Within 24
hours of the 9-11 anniversary attack on the United States consulate in
Benghazi, U.S. intelligence agencies had strong indications al
Qaeda–affiliated operatives were behind the attack, and had even
pinpointed the location of one of those attackers. Three separate U.S.
intelligence officials who spoke to The Daily Beast said the early
information was enough to show that the attack was planned and the work
of al Qaeda affiliates operating in Eastern Libya.
Nonetheless,
it took until late last week for the White House and the administration
to formally acknowledge that the Benghazi assault was a terrorist
attack. On Sunday, Obama adviser Robert Gibbs explained the evolving
narrative as a function of new information coming in quickly on the
attacks. "We learned more information every single day about what
happened,” Gibbs said on Fox News. “Nobody wants to get to the bottom of
this faster than we do.”
The
intelligence officials who spoke to The Daily Beast did so anonymously
because they weren’t authorized to speak to the press. They said U.S.
intelligence agencies developed leads on four of the participants of the
attacks within 24 hours of the fire fight that took place mainly at an
annex near the Benghazi consulate. For one of those individuals, the
U.S. agencies were able to find his location after his use of social
media. “We had two kinds of intelligence on one guy,” this official
said. “We believe we had enough to target him.”
Another
U.S. intelligence official said, “There was very good information on
this in the first 24 hours. These guys have a return address. There are
camps of people and a wide variety of things we could do.”
A
spokesman for the National Security Council declined to comment for the
story. But another U.S. intelligence official said, “I can’t get into
specific numbers but soon after the attack we had a pretty good bead on
some individuals involved in the attack.”
It’s
unclear whether any of these suspected attackers have been targeted or
arrested, and intelligence experts caution that these are still early
days in a complex investigation.
The
question of what the White House knew, and when they knew it, will be
of keen interest to members of Congress in the election year.
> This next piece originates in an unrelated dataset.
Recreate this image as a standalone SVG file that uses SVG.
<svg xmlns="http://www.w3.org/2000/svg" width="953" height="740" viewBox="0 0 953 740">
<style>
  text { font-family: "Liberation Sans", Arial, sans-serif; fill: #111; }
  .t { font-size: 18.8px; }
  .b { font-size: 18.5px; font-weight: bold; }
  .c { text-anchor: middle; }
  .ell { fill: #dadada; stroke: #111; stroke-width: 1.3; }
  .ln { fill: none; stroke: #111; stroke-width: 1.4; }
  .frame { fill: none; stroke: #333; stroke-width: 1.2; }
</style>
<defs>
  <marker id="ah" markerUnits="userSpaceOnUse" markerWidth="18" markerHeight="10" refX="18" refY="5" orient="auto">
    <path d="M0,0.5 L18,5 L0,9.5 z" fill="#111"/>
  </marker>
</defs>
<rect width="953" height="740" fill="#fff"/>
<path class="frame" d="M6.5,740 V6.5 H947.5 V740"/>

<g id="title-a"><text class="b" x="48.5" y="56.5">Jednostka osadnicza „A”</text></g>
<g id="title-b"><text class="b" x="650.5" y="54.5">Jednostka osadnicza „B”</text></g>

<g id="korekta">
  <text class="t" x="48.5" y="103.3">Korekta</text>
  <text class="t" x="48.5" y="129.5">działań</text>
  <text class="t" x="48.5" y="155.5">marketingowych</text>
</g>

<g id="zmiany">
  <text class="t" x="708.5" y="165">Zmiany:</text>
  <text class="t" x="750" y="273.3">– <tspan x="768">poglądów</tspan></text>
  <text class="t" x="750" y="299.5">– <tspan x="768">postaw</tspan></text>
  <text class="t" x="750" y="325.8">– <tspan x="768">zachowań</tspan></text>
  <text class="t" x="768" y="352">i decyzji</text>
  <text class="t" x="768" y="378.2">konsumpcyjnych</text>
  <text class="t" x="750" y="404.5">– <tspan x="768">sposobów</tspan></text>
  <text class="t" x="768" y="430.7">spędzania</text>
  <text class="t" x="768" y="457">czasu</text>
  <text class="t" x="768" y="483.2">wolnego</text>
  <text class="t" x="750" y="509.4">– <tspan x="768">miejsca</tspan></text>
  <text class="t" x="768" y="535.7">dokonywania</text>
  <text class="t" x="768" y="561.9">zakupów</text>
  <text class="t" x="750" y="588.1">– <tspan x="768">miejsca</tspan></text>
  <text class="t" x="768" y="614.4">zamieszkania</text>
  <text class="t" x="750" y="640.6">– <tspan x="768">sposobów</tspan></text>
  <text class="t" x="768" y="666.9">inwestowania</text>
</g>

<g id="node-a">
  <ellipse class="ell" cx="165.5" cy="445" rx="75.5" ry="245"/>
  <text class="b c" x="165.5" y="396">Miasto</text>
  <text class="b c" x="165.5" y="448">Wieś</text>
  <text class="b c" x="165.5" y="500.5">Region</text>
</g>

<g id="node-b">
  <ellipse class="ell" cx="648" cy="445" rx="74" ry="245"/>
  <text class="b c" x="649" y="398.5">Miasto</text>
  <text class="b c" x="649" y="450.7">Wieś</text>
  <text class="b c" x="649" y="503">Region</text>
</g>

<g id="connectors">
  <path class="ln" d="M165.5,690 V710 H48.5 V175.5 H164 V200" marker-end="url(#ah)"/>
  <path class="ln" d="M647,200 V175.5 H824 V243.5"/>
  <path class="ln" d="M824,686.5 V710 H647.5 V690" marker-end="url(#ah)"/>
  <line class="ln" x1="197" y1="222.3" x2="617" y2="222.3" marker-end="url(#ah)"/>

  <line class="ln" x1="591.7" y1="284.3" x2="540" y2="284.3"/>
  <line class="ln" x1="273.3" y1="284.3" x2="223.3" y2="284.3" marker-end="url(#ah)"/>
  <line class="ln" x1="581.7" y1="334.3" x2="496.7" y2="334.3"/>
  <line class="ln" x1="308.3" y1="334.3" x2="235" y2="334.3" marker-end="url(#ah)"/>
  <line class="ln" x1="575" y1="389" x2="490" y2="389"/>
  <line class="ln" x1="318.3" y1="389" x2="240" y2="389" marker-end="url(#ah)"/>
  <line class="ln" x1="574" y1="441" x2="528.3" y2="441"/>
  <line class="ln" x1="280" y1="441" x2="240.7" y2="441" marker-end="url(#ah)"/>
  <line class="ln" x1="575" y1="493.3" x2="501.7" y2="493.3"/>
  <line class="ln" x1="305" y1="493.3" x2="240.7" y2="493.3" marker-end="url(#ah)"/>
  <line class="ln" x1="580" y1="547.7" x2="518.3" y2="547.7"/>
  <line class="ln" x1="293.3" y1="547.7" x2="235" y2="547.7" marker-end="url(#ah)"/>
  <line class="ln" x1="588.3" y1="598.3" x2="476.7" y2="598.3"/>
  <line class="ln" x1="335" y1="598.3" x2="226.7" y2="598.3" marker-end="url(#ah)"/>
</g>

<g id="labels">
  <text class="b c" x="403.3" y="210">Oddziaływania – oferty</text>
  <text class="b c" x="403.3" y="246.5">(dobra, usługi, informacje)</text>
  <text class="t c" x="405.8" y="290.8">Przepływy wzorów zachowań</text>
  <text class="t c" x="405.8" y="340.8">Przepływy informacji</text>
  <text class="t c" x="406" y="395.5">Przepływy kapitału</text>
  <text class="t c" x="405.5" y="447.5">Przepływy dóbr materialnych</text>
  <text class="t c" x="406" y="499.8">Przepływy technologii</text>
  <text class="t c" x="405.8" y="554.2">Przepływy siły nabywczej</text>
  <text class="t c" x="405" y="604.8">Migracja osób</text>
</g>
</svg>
Last
Thursday, the Obama administration formally briefed House and Senate
members on the attack. Those briefings however failed to satisfy many
members, particularly Republicans. “That is the most useless, worthless
briefing I have attended in a long time,” Sen. Bob Corker, a Tennessee Republican, was quoted as saying.
“There was very good information on this in the first 24 hours. These guys have a return address.”
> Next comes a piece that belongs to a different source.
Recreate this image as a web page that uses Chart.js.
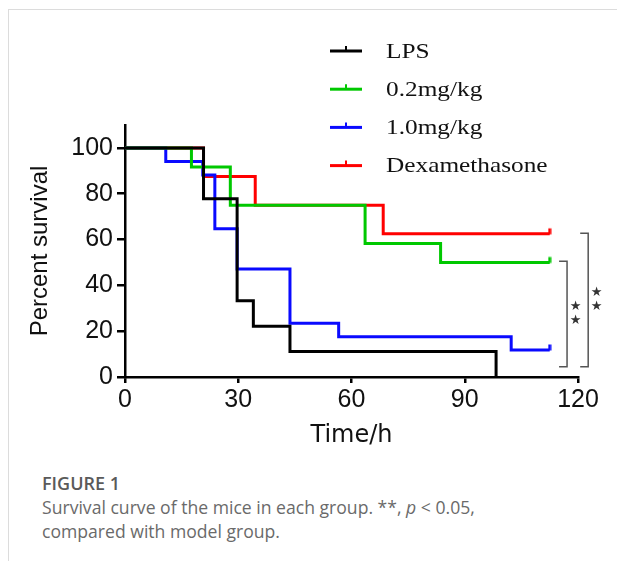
<!DOCTYPE html>
<html>
<head>
<meta charset="utf-8">
<script src="https://cdn.jsdelivr.net/npm/chart.js@4.4.1/dist/chart.umd.min.js"></script>
<style>
  html, body { margin: 0; padding: 0; background: #fff; }
  body { width: 617px; height: 561px; position: relative; overflow: hidden; }
  #frame { position: absolute; left: 8px; top: 9px; right: 0; bottom: 0;
           border-top: 1px solid #dcdcdc; border-left: 1px solid #dcdcdc; }
  #wrap { position: absolute; left: 0; top: 0; width: 617px; height: 460px; }
  #caption { position: absolute; left: 42px; top: 471px; font-family: "Open Sans", sans-serif;
             color: #6a6a6a; font-size: 17.6px; line-height: 24px; }
  #caption .fig { font-weight: 600; color: #5a5a5a; font-size: 18px; }
</style>
</head>
<body>
<div id="frame"></div>
<div id="wrap"><canvas id="my-chart" width="617" height="460"></canvas></div>
<div id="caption">
  <div class="fig">FIGURE 1</div>
  <div>Survival curve of the mice in each group. **, <i>p</i> &lt; 0.05,</div>
  <div>compared with model group.</div>
</div>
<script>
// group names and colours
const groups = ["LPS", "0.2mg/kg", "1.0mg/kg", "Dexamethasone"];
const colors = ["#000000", "#00c800", "#0a0aff", "#ff0000"];

// Kaplan-Meier steps (time in h, percent survival)
const lpsTime = [0, 20.8, 29.7, 34, 43.7, 98.3];
const lpsSurv = [100, 77.8, 33.3, 22.2, 11.1, 0];

const lowTime = [0, 17.6, 27.9, 63.6, 83.6, 112.5];
const lowSurv = [100, 91.7, 75, 58.3, 50, 50];

const highTime = [0, 10.8, 20.6, 23.8, 29.7, 43.7, 56.6, 102.3, 112.5];
const highSurv = [100, 94.1, 88.2, 64.7, 47.1, 23.5, 17.6, 11.8, 11.8];

const dexTime = [0, 20.8, 34.5, 68.4, 112.5];
const dexSurv = [100, 87.5, 75, 62.5, 62.5];

// does the curve end with a censor mark
const censored = [false, true, true, true];

const xTicks = [0, 30, 60, 90, 120];
const yTicks = [0, 20, 40, 60, 80, 100];

// significance brackets: top / bottom in percent, x in hours
const sigBrackets = [
  { x: 117.1, top: 50.5, bottom: 4.5, text: "★" },
  { x: 122.7, top: 62.8, bottom: 4.5, text: "★" }
];

function toPoints(t, s) {
  return t.map((v, i) => ({ x: v, y: s[i] }));
}

// small tick drawn above the end of a curve
function censorMark(color) {
  const c = document.createElement("canvas");
  c.width = 4;
  c.height = 14;
  const g = c.getContext("2d");
  g.fillStyle = color;
  g.fillRect(0.5, 1.5, 3, 6);
  return c;
}

const series = [
  toPoints(lpsTime, lpsSurv),
  toPoints(lowTime, lowSurv),
  toPoints(highTime, highSurv),
  toPoints(dexTime, dexSurv)
];

const datasets = groups.map((name, i) => {
  const mark = censorMark(colors[i]);
  return {
    label: name,
    data: series[i],
    borderColor: colors[i],
    backgroundColor: colors[i],
    borderWidth: 3,
    stepped: true,
    fill: false,
    pointStyle: mark,
    pointRadius: ctx => (censored[i] && ctx.dataIndex === series[i].length - 1) ? 3 : 0,
    pointHoverRadius: 0
  };
});

const sideLegend = {
  id: "sideLegend",
  afterDraw(chart) {
    const ctx = chart.ctx;
    chart.data.datasets.forEach((ds, i) => {
      const y = 51 + i * 38.2;
      ctx.save();
      ctx.strokeStyle = ds.borderColor;
      ctx.lineWidth = 3;
      ctx.beginPath();
      ctx.moveTo(330, y);
      ctx.lineTo(362, y);
      ctx.stroke();
      ctx.lineWidth = 2;
      ctx.beginPath();
      ctx.moveTo(346, y);
      ctx.lineTo(346, y - 5);
      ctx.stroke();
      ctx.fillStyle = "#111";
      ctx.font = '22px "Liberation Serif"';
      ctx.textBaseline = "middle";
      ctx.translate(386, y + 1);
      ctx.scale(1.15, 1);
      ctx.fillText(ds.label, 0, 0);
      ctx.restore();
    });
  }
};

const brackets = {
  id: "brackets",
  afterDraw(chart) {
    const ctx = chart.ctx;
    const xs = chart.scales.x;
    const ys = chart.scales.y;
    sigBrackets.forEach(b => {
      const x = xs.getPixelForValue(b.x);
      const top = ys.getPixelForValue(b.top);
      const bottom = ys.getPixelForValue(b.bottom);
      ctx.save();
      ctx.strokeStyle = "#555";
      ctx.lineWidth = 1.5;
      ctx.beginPath();
      ctx.moveTo(x - 8, top);
      ctx.lineTo(x, top);
      ctx.lineTo(x, bottom);
      ctx.lineTo(x - 8, bottom);
      ctx.stroke();
      const mid = (top + bottom) / 2;
      ctx.fillStyle = "#333";
      ctx.font = '13px "DejaVu Sans"';
      ctx.textAlign = "center";
      ctx.textBaseline = "middle";
      ctx.fillText(b.text, x + 8.5, mid - 7);
      ctx.fillText(b.text, x + 8.5, mid + 7);
      ctx.restore();
    });
  }
};

const ctx = document.getElementById("my-chart").getContext("2d");

const myChart = new Chart(ctx, {
  type: "line",
  data: { datasets },
  options: {
    responsive: false,
    animation: false,
    layout: { padding: { left: 0, top: 125, right: 39, bottom: 0 } },
    plugins: { legend: { display: false }, tooltip: { enabled: false } },
    scales: {
      x: {
        type: "linear",
        min: 0,
        max: 120,
        afterBuildTicks: axis => { axis.ticks = xTicks.map(v => ({ value: v })); },
        afterFit: axis => { axis.height = 83; },
        border: { display: true, color: "#000", width: 2.5 },
        grid: { drawOnChartArea: false, drawTicks: true, tickLength: 6, color: "#000", lineWidth: 2.5 },
        ticks: { color: "#111", padding: 2, font: { family: "Liberation Sans", size: 25 } },
        title: {
          display: true,
          text: "Time/h",
          color: "#111",
          font: { family: "DejaVu Sans", size: 24 },
          padding: { top: 0, bottom: 10 }
        }
      },
      y: {
        type: "linear",
        min: 0,
        max: 110,
        afterBuildTicks: axis => { axis.ticks = yTicks.map(v => ({ value: v })); },
        afterFit: axis => { axis.width = 125; },
        border: { display: true, color: "#000", width: 2.5 },
        grid: { drawOnChartArea: false, drawTicks: true, tickLength: 8, color: "#000", lineWidth: 2.5 },
        ticks: { color: "#111", padding: 4, font: { family: "Liberation Sans", size: 25 } },
        title: {
          display: true,
          text: "Percent survival",
          color: "#111",
          font: { family: "Liberation Sans", size: 24 },
          padding: { top: 26, bottom: 0 }
        }
      }
    }
  },
  plugins: [sideLegend, brackets]
});
</script>
</body>
</html>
The Daily Beast reported last week
that the U.S. intelligence community was studying an intercept between a
Libyan politician and a member of the so-called February 17 militia,
Libyans charged with providing security for the U.S. consulate in
Benghazi. More intelligence has come in that shows members of Ansar
al-Sharia, an al Qaeda–affiliated group operating in and around
Benghazi, were attempting to coerce, threaten, cajole, and bribe members
of the militia protecting the consulate.